Отнимать и подглядывать | страница 145
Иногда кажется, что Альбер Камю в своей философской прозе разрабатывал наследие Чехова. Посторонний – это внук (виноват, внучатый племянник) бездетного дяди Вани. Одна разница – он все-таки выстрелил.
Кстати, в записных книжках этих авторов есть удивительные совпадения по типу и интонации короткого «ненаписанного рассказа». У Камю: человек просил, чтобы ему по радио поймали Би-би-си. Пока вертели ручку приемника, он говорил, что Би-би-си – лучшая радиостанция, что там самые интересные передачи. Вот ему наконец поймали Би-би-си. Он сел в кресло у приемника и заснул. У Чехова жестче, но о том же: человек собрал миллион почтовых марок, лег на них и застрелился. Как смешно. И как ужасно. Конспект абсурда.
«Как я буду лежать в могиле один, так в сущности я и живу один» (Чехов. Записная книжка № 1, с. 121, запись 14). И чуть раньше: «Если боитесь одиночества, то не женитесь» (запись 8).
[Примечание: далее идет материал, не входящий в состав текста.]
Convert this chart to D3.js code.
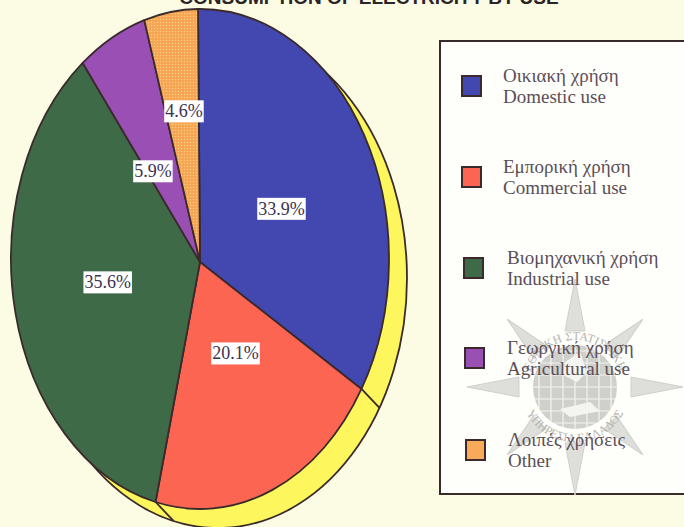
<!DOCTYPE html>
<html><head><meta charset="utf-8">
<script src="https://cdn.jsdelivr.net/npm/d3@7/dist/d3.min.js"></script>
<style>html,body{margin:0;padding:0;background:#fcfce4;overflow:hidden}svg{display:block}text{font-family:"Liberation Serif",serif}</style>
</head><body><svg width="684" height="527"></svg>
<script>
const categoriesEl = ["Οικιακή χρήση","Εμπορική χρήση","Βιομηχανική χρήση","Γεωργική χρήση","Λοιπές χρήσεις"];
const categoriesEn = ["Domestic use","Commercial use","Industrial use","Agricultural use","Other"];
const shares = [33.9,20.1,35.6,5.9,4.6];
const colors = ["#4347b0","#fb6552","#3f6a47","#9a4fb5","#f8a95a"];
const titleText = "CONSUMPTION OF ELECTRICITY BY USE";

const ink="#3a2a2c";
const svg=d3.select("svg");
const defs=svg.append("defs");
const pat=defs.append("pattern").attr("id","dots").attr("width",3).attr("height",3).attr("patternUnits","userSpaceOnUse");
pat.append("rect").attr("width",3).attr("height",3).attr("fill","#f6a552");
pat.append("circle").attr("cx",1.5).attr("cy",1.5).attr("r",.7).attr("fill","#fcd08a");
const fillOf=i=>i===4?"url(#dots)":colors[i];

svg.append("text").attr("x",369).attr("y",4).attr("text-anchor","middle")
  .style("font-family","'Liberation Sans',sans-serif").style("font-weight","bold").style("font-size","19px")
  .attr("fill","#2a2426").text(titleText);

const cx=200,cy=259,rx=189,ry=250,hubY=262,dx=18,dy=19;
const rot=-0.0105;
const pie=d3.pie().sort(null).value(d=>d).startAngle(rot).endAngle(2*Math.PI+rot);
const arcs=pie(shares);
const sx=d3.scaleLinear().domain([-1,1]).range([cx-rx,cx+rx]);
const sy=d3.scaleLinear().domain([-1,1]).range([cy-ry,cy+ry]);
const px=a=>sx(Math.sin(a)), py=a=>sy(-Math.cos(a));
const slicePath=d=>{
  const large=(d.endAngle-d.startAngle)>Math.PI?1:0;
  return `M${cx},${hubY}L${px(d.startAngle)},${py(d.startAngle)}A${rx},${ry} 0 ${large} 1 ${px(d.endAngle)},${py(d.endAngle)}Z`;
};

// extruded edge
svg.append("ellipse").attr("cx",cx+dx).attr("cy",cy+dy).attr("rx",rx).attr("ry",ry)
  .attr("fill","#fdf65c").attr("stroke",ink).attr("stroke-width",1.8);
svg.append("g").selectAll("line").data([arcs[0].endAngle,arcs[1].endAngle]).join("line")
  .attr("x1",px).attr("y1",py).attr("x2",a=>px(a)+dx).attr("y2",a=>py(a)+dy)
  .attr("stroke",ink).attr("stroke-width",1.8);

svg.append("g").selectAll("path").data(arcs).join("path").attr("d",slicePath)
  .attr("fill",(d,i)=>fillOf(i)).attr("stroke",ink).attr("stroke-width",1.8)
  .attr("stroke-linejoin","round");

// value labels
const labelRx=[.496,.49,.50,.535,.55];
const labelRy=[.43,.396,.38,.41,.61];
arcs.forEach((d,i)=>{
  const a=(d.startAngle+d.endAngle)/2;
  const x=cx+Math.sin(a)*labelRx[i]*rx, y=hubY-Math.cos(a)*labelRy[i]*ry;
  const g=svg.append("g").attr("transform",`translate(${x},${y})`);
  const t=g.append("text").attr("text-anchor","middle").attr("y",6).attr("font-size",18)
    .attr("fill","#3b3252").text(shares[i].toFixed(1)+"%");
  const b=t.node().getBBox();
  g.insert("rect","text").attr("x",b.x-1).attr("y",-11).attr("width",b.width+2).attr("height",22).attr("fill","#fff");
});

// legend
svg.append("rect").attr("x",440).attr("y",41).attr("width",260).attr("height",453)
  .attr("fill","#fefefb").attr("stroke",ink).attr("stroke-width",2);

// seal watermark
const seal=svg.append("g").attr("transform","translate(575,387)");
const rays=[0,45,90,135,180,225,270,315];
seal.selectAll("path.ray").data(rays).join("path").attr("class","ray")
  .attr("transform",a=>`rotate(${a})`)
  .attr("d",a=>a%90===0?"M-10,-56 L0,-108 L10,-56 Z":"M-9,-50 L0,-96 L9,-50 Z")
  .attr("fill","#dededa").attr("stroke","#cfcfcb");
seal.append("circle").attr("r",42).attr("fill","#cfcfcb");
const grid=seal.append("g").attr("stroke","#f4f4f0").attr("stroke-width",1.2);
d3.range(-36,37,12).forEach(v=>{
  const h=Math.sqrt(1764-v*v);
  grid.append("line").attr("x1",v).attr("x2",v).attr("y1",-h).attr("y2",h);
  grid.append("line").attr("y1",v).attr("y2",v).attr("x1",-h).attr("x2",h);
});
seal.append("path").attr("d","M-10,-25 L5,-35 L12,-15 L2,-5 L-12,-12 Z M-15,22 L15,15 L25,24 L-5,30 Z").attr("fill","#f4f4f0");
seal.append("path").attr("id","sealArcTop").attr("d","M-47,0 A47,47 0 0,1 47,0").attr("fill","none");
seal.append("path").attr("id","sealArcBot").attr("d","M-55,0 A55,55 0 0,0 55,0").attr("fill","none");
seal.append("text").attr("font-size",12).attr("fill","#b4b4b0").attr("text-anchor","middle").append("textPath")
  .attr("href","#sealArcTop").attr("startOffset","50%").text("ΕΘΝΙΚΗ ΣΤΑΤΙΣΤΙΚΗ");
seal.append("text").attr("font-size",12).attr("fill","#b4b4b0").attr("text-anchor","middle").append("textPath")
  .attr("href","#sealArcBot").attr("startOffset","50%").text("ΥΠΗΡΕΣΙΑ ΕΛΛΑΔΟΣ");

// row positions (pixel layout of the printed legend, which drifts slightly)
const swX=d3.scaleOrdinal().domain(d3.range(5)).range([461,461,463,464,465]);
const swY=d3.scaleOrdinal().domain(d3.range(5)).range([75,166,257,347,439]);
const txX=d3.scaleOrdinal().domain(d3.range(5)).range([503,503,507,507,508]);
const lg=svg.append("g");
categoriesEl.forEach((c,i)=>{
  lg.append("rect").attr("x",swX(i)+1).attr("y",swY(i)+1).attr("width",19).attr("height",20)
    .attr("fill",colors[i]).attr("stroke",ink).attr("stroke-width",2);
  lg.append("text").attr("x",txX(i)).attr("y",swY(i)+7).attr("font-size",19).attr("fill","#5a4f58").text(c);
  lg.append("text").attr("x",txX(i)).attr("y",swY(i)+28).attr("font-size",19).attr("fill","#5a4f58").text(categoriesEn[i]);
});
</script></body></html>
«Нет, он не любил ее <…> им давно следовало бы расстаться и спать в одиночестве до конца дней. Но разве кто-нибудь может всю жизнь спать один? На это способны лишь немногие, которых призвание или беда оторвали от людей, те, что каждый вечер ложатся в постель вдвоем со смертью» (Камю. «Неверная жена»).
Призвание = беда. Это и есть случай Чехова.
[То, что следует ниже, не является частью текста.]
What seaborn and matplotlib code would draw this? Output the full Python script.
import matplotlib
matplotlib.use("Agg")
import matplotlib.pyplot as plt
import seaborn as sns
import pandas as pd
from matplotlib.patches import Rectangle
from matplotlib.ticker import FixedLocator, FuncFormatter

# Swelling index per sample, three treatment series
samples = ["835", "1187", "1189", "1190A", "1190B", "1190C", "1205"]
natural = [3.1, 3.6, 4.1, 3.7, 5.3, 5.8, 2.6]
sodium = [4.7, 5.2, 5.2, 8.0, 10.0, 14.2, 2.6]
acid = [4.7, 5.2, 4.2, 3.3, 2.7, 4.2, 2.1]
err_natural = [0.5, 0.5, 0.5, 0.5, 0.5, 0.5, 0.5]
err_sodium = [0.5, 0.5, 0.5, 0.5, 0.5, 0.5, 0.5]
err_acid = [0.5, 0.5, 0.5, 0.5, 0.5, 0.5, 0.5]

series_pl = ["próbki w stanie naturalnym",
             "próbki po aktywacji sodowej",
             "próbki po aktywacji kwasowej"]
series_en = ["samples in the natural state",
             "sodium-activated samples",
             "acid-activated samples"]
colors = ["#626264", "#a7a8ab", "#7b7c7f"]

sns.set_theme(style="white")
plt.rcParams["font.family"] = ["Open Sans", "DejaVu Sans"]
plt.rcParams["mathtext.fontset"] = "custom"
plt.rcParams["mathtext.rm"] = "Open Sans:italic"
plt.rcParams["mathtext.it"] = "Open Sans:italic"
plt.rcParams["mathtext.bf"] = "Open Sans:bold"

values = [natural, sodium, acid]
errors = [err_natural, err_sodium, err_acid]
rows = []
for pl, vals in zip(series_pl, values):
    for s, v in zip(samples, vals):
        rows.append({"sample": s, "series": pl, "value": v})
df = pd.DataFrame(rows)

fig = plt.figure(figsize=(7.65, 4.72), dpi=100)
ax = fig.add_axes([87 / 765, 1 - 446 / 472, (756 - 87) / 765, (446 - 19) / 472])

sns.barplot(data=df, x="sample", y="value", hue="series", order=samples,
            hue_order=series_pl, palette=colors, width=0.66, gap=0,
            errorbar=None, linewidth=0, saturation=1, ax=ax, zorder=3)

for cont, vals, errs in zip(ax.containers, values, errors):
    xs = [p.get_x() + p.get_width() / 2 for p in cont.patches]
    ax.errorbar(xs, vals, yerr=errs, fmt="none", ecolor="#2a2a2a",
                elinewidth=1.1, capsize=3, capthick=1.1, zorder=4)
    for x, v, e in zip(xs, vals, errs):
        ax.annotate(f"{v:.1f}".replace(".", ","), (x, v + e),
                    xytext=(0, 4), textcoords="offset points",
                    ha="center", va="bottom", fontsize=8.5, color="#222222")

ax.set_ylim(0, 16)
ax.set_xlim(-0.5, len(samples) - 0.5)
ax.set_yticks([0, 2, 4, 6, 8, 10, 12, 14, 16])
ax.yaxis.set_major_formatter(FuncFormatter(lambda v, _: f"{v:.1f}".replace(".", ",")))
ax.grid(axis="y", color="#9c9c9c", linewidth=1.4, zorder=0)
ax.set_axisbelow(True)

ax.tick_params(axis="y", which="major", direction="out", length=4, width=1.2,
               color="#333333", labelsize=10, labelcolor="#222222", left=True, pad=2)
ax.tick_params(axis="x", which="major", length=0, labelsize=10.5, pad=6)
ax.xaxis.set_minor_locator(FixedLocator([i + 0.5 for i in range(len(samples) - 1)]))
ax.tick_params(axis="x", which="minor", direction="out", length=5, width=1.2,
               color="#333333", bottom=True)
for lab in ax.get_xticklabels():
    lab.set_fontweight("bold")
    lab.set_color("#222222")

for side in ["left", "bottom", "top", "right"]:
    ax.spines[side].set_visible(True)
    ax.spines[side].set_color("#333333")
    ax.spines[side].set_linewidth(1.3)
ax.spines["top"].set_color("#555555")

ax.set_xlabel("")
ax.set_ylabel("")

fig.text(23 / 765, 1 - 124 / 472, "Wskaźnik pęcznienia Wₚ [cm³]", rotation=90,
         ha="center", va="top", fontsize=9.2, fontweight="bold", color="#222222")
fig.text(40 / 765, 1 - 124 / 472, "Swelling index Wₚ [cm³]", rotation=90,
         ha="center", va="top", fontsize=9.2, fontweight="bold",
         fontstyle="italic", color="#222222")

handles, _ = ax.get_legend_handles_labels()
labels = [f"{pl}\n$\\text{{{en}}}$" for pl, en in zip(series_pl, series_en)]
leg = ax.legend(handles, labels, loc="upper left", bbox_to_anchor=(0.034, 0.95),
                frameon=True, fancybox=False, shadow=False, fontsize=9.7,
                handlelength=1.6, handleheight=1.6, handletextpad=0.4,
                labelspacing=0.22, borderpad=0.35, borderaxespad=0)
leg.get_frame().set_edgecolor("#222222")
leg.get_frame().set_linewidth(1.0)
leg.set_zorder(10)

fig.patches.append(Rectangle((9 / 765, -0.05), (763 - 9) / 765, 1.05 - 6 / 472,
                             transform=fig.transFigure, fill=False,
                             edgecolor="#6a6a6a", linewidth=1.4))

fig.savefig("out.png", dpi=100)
Соллертинский в комментариях к «Жизни Моцарта» Стендаля сообщает удивительную вещь: оказывается, ученики Шёнберга показали, что у Вагнера нет ни одного музыкального достижения (гармонии, мелодического хода и т. п.), которого не было бы у Моцарта. Я не проводил столь подобного анализа, но мне кажется, что в литературе ХХ века нет таких, говоря по старинке, идейно-художественных моментов, которых не было бы у Чехова. Или, не столь решительно, – Чехов определил главные параметры художественного и ментального тезауруса современной литературы.
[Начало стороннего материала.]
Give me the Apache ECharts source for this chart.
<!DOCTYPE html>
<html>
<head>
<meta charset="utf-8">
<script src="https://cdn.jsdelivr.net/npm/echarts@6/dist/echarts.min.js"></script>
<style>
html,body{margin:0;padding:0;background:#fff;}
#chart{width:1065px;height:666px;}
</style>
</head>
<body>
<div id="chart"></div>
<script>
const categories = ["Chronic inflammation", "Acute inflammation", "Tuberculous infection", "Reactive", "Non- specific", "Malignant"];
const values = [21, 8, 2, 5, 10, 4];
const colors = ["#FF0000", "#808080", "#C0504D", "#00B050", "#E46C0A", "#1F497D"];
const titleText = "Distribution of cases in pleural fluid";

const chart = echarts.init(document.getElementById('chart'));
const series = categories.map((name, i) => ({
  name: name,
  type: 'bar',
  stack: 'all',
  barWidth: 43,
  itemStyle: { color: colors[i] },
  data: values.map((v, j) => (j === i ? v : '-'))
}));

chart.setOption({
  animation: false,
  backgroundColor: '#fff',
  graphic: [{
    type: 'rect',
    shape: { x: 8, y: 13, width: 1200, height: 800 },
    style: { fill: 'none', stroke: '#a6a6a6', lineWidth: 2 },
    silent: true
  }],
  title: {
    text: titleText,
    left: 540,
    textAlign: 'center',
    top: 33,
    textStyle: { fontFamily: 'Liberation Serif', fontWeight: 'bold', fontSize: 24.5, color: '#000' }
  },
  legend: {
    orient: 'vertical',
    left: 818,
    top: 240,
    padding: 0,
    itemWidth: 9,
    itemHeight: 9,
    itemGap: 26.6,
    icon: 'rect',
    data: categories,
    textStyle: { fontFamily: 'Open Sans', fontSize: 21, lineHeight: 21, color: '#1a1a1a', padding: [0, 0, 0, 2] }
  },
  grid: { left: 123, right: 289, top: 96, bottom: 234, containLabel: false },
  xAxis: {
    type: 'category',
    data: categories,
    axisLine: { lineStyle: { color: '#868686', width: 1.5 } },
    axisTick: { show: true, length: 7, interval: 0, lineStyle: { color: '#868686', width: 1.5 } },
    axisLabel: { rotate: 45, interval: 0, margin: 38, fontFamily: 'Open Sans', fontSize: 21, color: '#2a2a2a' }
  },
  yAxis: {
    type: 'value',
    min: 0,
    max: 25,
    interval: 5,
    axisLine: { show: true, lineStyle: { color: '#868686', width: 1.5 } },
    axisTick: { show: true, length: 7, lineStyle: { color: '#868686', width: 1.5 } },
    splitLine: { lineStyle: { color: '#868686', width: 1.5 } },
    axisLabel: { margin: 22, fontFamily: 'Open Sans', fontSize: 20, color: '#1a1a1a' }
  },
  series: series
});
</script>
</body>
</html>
Но разумеется, разумеется… Мало надежды, что можно будет быстро и убедительно выстроить связь между политической философией Чехова, спецификой его собственного поведения и строением его текстов. Вряд ли мы скоро доберемся до той точки, откуда эта связь нам станет совершенно ясна. Вряд ли можно будет показать – вот, мол, весьма специфическое отношение Чехова к Достоевскому-идеологу переформировалось в столь же специфическое освоение достижений Достоевского-художника (поскольку идеолог и художник – это одно и то же, скажем так: Достоевского – конструктора текстов). Или – вот каким образом пережитая Чеховым невозможность личного выбора породила сюжетные особенности его пьес. Там, где такие построения убедительны, они до крайности неинтересны, банальны, поверхностны. А там, где прощупывается нечто менее тривиальное, – почти нет места для строгой доказательности. Но, в конце концов, что значит доказать? Один выдающийся математик пишет: «Хотя термин “доказательство” является едва ли не самым главным в математике, он не имеет точного определения и во всей его полноте принадлежит математике не более, чем психологии: ведь доказательство – это просто рассуждение, убеждающее нас настолько, что с его помощью мы готовы убеждать других» (В. Успенский. «Теорема Геделя о неполноте», 1982).